• **Problem description**
Copy the data that follows, character for character, minus the pictures.

_ _ _

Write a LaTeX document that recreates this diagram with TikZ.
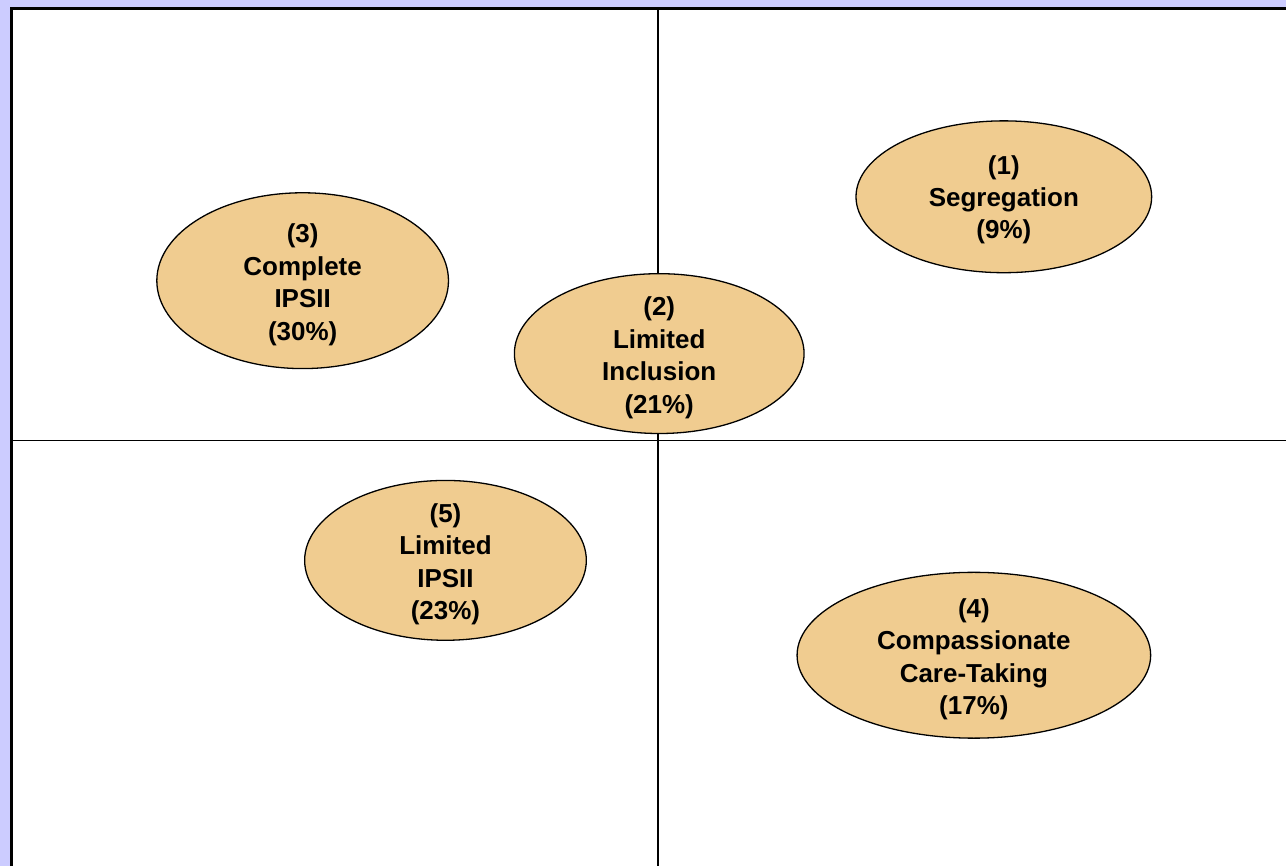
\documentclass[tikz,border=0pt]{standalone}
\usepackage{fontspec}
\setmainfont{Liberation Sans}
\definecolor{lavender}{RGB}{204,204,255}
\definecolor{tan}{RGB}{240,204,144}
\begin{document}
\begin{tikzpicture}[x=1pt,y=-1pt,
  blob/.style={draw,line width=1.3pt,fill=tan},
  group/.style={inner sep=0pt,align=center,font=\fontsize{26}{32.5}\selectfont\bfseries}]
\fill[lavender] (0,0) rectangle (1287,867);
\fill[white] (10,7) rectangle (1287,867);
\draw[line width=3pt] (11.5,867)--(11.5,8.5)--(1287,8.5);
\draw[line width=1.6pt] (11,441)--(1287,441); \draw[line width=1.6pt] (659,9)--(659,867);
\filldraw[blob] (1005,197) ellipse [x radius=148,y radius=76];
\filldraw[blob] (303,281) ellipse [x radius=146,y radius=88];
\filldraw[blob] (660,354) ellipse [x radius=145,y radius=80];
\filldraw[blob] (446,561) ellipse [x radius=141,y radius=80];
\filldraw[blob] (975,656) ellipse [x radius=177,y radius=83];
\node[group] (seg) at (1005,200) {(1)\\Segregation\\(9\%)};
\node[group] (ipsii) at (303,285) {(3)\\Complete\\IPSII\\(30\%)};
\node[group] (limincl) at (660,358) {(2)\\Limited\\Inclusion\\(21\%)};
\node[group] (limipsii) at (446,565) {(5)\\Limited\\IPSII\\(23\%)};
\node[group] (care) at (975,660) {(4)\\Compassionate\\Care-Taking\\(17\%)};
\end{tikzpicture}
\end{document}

_ _ _

• **Problem solution**
Write a LaTeX document that recreates this diagram with TikZ.
\documentclass[tikz,border=0pt]{standalone}
\usepackage{fontspec}
\setmainfont{Liberation Sans}
\definecolor{lavender}{RGB}{204,204,255}
\definecolor{tan}{RGB}{240,204,144}
\begin{document}
\begin{tikzpicture}[x=1pt,y=-1pt,
  blob/.style={draw,line width=1.3pt,fill=tan},
  group/.style={inner sep=0pt,align=center,font=\fontsize{26}{32.5}\selectfont\bfseries}]
\fill[lavender] (0,0) rectangle (1287,867);
\fill[white] (10,7) rectangle (1287,867);
\draw[line width=3pt] (11.5,867)--(11.5,8.5)--(1287,8.5);
\draw[line width=1.6pt] (11,441)--(1287,441); \draw[line width=1.6pt] (659,9)--(659,867);
\filldraw[blob] (1005,197) ellipse [x radius=148,y radius=76];
\filldraw[blob] (303,281) ellipse [x radius=146,y radius=88];
\filldraw[blob] (660,354) ellipse [x radius=145,y radius=80];
\filldraw[blob] (446,561) ellipse [x radius=141,y radius=80];
\filldraw[blob] (975,656) ellipse [x radius=177,y radius=83];
\node[group] (seg) at (1005,200) {(1)\\Segregation\\(9\%)};
\node[group] (ipsii) at (303,285) {(3)\\Complete\\IPSII\\(30\%)};
\node[group] (limincl) at (660,358) {(2)\\Limited\\Inclusion\\(21\%)};
\node[group] (limipsii) at (446,565) {(5)\\Limited\\IPSII\\(23\%)};
\node[group] (care) at (975,660) {(4)\\Compassionate\\Care-Taking\\(17\%)};
\end{tikzpicture}
\end{document}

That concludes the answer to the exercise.